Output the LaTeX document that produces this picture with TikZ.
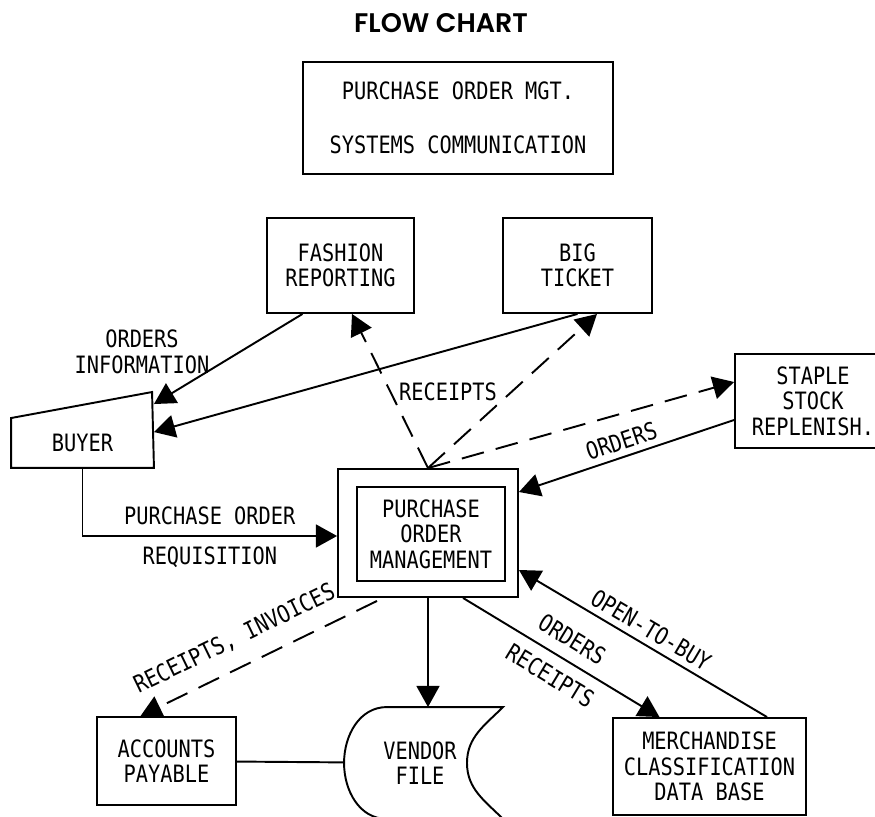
\documentclass[tikz,border=0pt]{standalone}
\usepackage{fontspec}
\newfontfamily\chartfont{DejaVu Sans Mono}[FakeStretch=0.85]
\newfontfamily\titlefont{Poppins SemiBold}
\usepackage{tikz}
\usetikzlibrary{arrows.meta}
\usetikzlibrary{calc}

\begin{document}
\begin{tikzpicture}[x=0.02cm, y=-0.02cm, line width=1.1pt,
    font=\chartfont\fontsize{13.6}{14.5}\selectfont,
    >={Triangle[length=12pt, width=13pt]},
    block/.style={draw, rectangle, align=center, inner sep=0pt},
    dashflow/.style={dash pattern=on 13pt off 7pt}]
  \useasboundingbox (0,0) rectangle (875,817);
  \clip (0,0) rectangle (875,817);

  \node (title) at (441,23) {\titlefont\fontsize{15.3}{17}\selectfont FLOW CHART};
  \node[block, minimum width=6.2cm, minimum height=2.24cm] (mgt) at (458,118)
    {PURCHASE ORDER MGT.\\[16pt]SYSTEMS COMMUNICATION};

  \node[block, minimum width=2.94cm, minimum height=1.9cm] (fashion) at (340.5,265.5) {FASHION\\REPORTING};
  \node[block, minimum width=2.98cm, minimum height=1.9cm] (bigticket) at (577.5,265.5) {BIG\\TICKET};
  \node[block, minimum width=3.12cm, minimum height=1.88cm] (staple) at (813,401) {STAPLE\\STOCK\\REPLENISH.};

  \node[minimum width=2.82cm, minimum height=0.96cm] (buyer) at (82.5,443) {BUYER};
  \draw (buyer.north west) -- ++(141,-26) -- (buyer.south east) -- (buyer.south west) -- cycle;

  \node[block, minimum width=3.6cm, minimum height=2.56cm] (pom) at (428,533) {};
  \node[block, minimum width=2.96cm, minimum height=1.88cm] (pominner) at (431,534) {PURCHASE\\ORDER\\MANAGEMENT};

  \node[block, minimum width=2.78cm, minimum height=1.76cm] (accounts) at (166.5,761) {ACCOUNTS\\PAYABLE};
  \node[align=center, minimum width=3cm, minimum height=2.2cm] (vendor) at (420,763) {VENDOR\\FILE};
  \draw ($(vendor.north)+(-33,0)$) -- ($(vendor.north)+(83,0)$)
    to[out=-135,in=90] ($(vendor.center)+(47,0)$)
    to[out=-90,in=135] ($(vendor.south)+(83,0)$) -- ($(vendor.south)+(-33,0)$)
    to[out=180,in=-90] (vendor.west) to[out=90,in=180] ($(vendor.north)+(-33,0)$);
  \node[block, minimum width=3.86cm, minimum height=1.94cm] (merch) at (709.5,766.5) {MERCHANDISE\\CLASSIFICATION\\DATA BASE};

  % into the buyer
  \draw[->] ($(fashion.south)+(-38,0)$) to ($(buyer.north east)+(0,-14)$);
  \draw[->] (bigticket.south) to ($(buyer.north east)+(0,14)$);
  \node[align=center] (ordersinfo) at (142,352) {ORDERS\\INFORMATION};

  % receipts out of the box
  \draw[->, dashflow] (pom.north) to ($(fashion.south)+(11.5,0)$);
  \draw[->, dashflow] (pom.north) to ($(bigticket.south)+(19.5,0)$);
  \draw[->, dashflow] (pom.north) to ($(staple.west)+(0,-19)$);
  \node (receipts) at (448,392) {RECEIPTS};
  \draw[->] ($(staple.west)+(0,19)$) to node[sloped, above] {ORDERS} ($(pom.east)+(0,-41)$);

  \draw[->] (buyer.south) |- node[pos=0.75, above=2.5pt] {PURCHASE ORDER}
    node[pos=0.75, below=2pt] {REQUISITION} ($(pom.west)+(0,3)$);

  % lower half
  \draw[->, dashflow] ($(pom.south)+(-51,3)$) to node[pos=0.55, sloped, above=6pt] {RECEIPTS, INVOICES} ($(accounts.north)+(-26,0)$);
  \draw[->] (pom.south) to (pom.south |- vendor.north);
  \draw (accounts) -- (vendor);
  \draw[->] ($(pom.south)+(35,0)$) to node[sloped, above=3pt] {ORDERS} node[sloped, below=3pt] {RECEIPTS} ($(merch.north)+(-50,0)$);
  \draw[->] ($(merch.north)+(57.5,0)$) to node[sloped, above] {OPEN-TO-BUY} ($(pom.east)+(0,37)$);
\end{tikzpicture}
\end{document}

---+---

§ **TASK DIRECTIONS**:
Return the listing above word for word, with the pictures removed.

§ **SOLUTION FOR THIS EXERCISE**:
Output the LaTeX document that produces this picture with TikZ.
\documentclass[tikz,border=0pt]{standalone}
\usepackage{fontspec}
\newfontfamily\chartfont{DejaVu Sans Mono}[FakeStretch=0.85]
\newfontfamily\titlefont{Poppins SemiBold}
\usepackage{tikz}
\usetikzlibrary{arrows.meta}
\usetikzlibrary{calc}

\begin{document}
\begin{tikzpicture}[x=0.02cm, y=-0.02cm, line width=1.1pt,
    font=\chartfont\fontsize{13.6}{14.5}\selectfont,
    >={Triangle[length=12pt, width=13pt]},
    block/.style={draw, rectangle, align=center, inner sep=0pt},
    dashflow/.style={dash pattern=on 13pt off 7pt}]
  \useasboundingbox (0,0) rectangle (875,817);
  \clip (0,0) rectangle (875,817);

  \node (title) at (441,23) {\titlefont\fontsize{15.3}{17}\selectfont FLOW CHART};
  \node[block, minimum width=6.2cm, minimum height=2.24cm] (mgt) at (458,118)
    {PURCHASE ORDER MGT.\\[16pt]SYSTEMS COMMUNICATION};

  \node[block, minimum width=2.94cm, minimum height=1.9cm] (fashion) at (340.5,265.5) {FASHION\\REPORTING};
  \node[block, minimum width=2.98cm, minimum height=1.9cm] (bigticket) at (577.5,265.5) {BIG\\TICKET};
  \node[block, minimum width=3.12cm, minimum height=1.88cm] (staple) at (813,401) {STAPLE\\STOCK\\REPLENISH.};

  \node[minimum width=2.82cm, minimum height=0.96cm] (buyer) at (82.5,443) {BUYER};
  \draw (buyer.north west) -- ++(141,-26) -- (buyer.south east) -- (buyer.south west) -- cycle;

  \node[block, minimum width=3.6cm, minimum height=2.56cm] (pom) at (428,533) {};
  \node[block, minimum width=2.96cm, minimum height=1.88cm] (pominner) at (431,534) {PURCHASE\\ORDER\\MANAGEMENT};

  \node[block, minimum width=2.78cm, minimum height=1.76cm] (accounts) at (166.5,761) {ACCOUNTS\\PAYABLE};
  \node[align=center, minimum width=3cm, minimum height=2.2cm] (vendor) at (420,763) {VENDOR\\FILE};
  \draw ($(vendor.north)+(-33,0)$) -- ($(vendor.north)+(83,0)$)
    to[out=-135,in=90] ($(vendor.center)+(47,0)$)
    to[out=-90,in=135] ($(vendor.south)+(83,0)$) -- ($(vendor.south)+(-33,0)$)
    to[out=180,in=-90] (vendor.west) to[out=90,in=180] ($(vendor.north)+(-33,0)$);
  \node[block, minimum width=3.86cm, minimum height=1.94cm] (merch) at (709.5,766.5) {MERCHANDISE\\CLASSIFICATION\\DATA BASE};

  % into the buyer
  \draw[->] ($(fashion.south)+(-38,0)$) to ($(buyer.north east)+(0,-14)$);
  \draw[->] (bigticket.south) to ($(buyer.north east)+(0,14)$);
  \node[align=center] (ordersinfo) at (142,352) {ORDERS\\INFORMATION};

  % receipts out of the box
  \draw[->, dashflow] (pom.north) to ($(fashion.south)+(11.5,0)$);
  \draw[->, dashflow] (pom.north) to ($(bigticket.south)+(19.5,0)$);
  \draw[->, dashflow] (pom.north) to ($(staple.west)+(0,-19)$);
  \node (receipts) at (448,392) {RECEIPTS};
  \draw[->] ($(staple.west)+(0,19)$) to node[sloped, above] {ORDERS} ($(pom.east)+(0,-41)$);

  \draw[->] (buyer.south) |- node[pos=0.75, above=2.5pt] {PURCHASE ORDER}
    node[pos=0.75, below=2pt] {REQUISITION} ($(pom.west)+(0,3)$);

  % lower half
  \draw[->, dashflow] ($(pom.south)+(-51,3)$) to node[pos=0.55, sloped, above=6pt] {RECEIPTS, INVOICES} ($(accounts.north)+(-26,0)$);
  \draw[->] (pom.south) to (pom.south |- vendor.north);
  \draw (accounts) -- (vendor);
  \draw[->] ($(pom.south)+(35,0)$) to node[sloped, above=3pt] {ORDERS} node[sloped, below=3pt] {RECEIPTS} ($(merch.north)+(-50,0)$);
  \draw[->] ($(merch.north)+(57.5,0)$) to node[sloped, above] {OPEN-TO-BUY} ($(pom.east)+(0,37)$);
\end{tikzpicture}
\end{document}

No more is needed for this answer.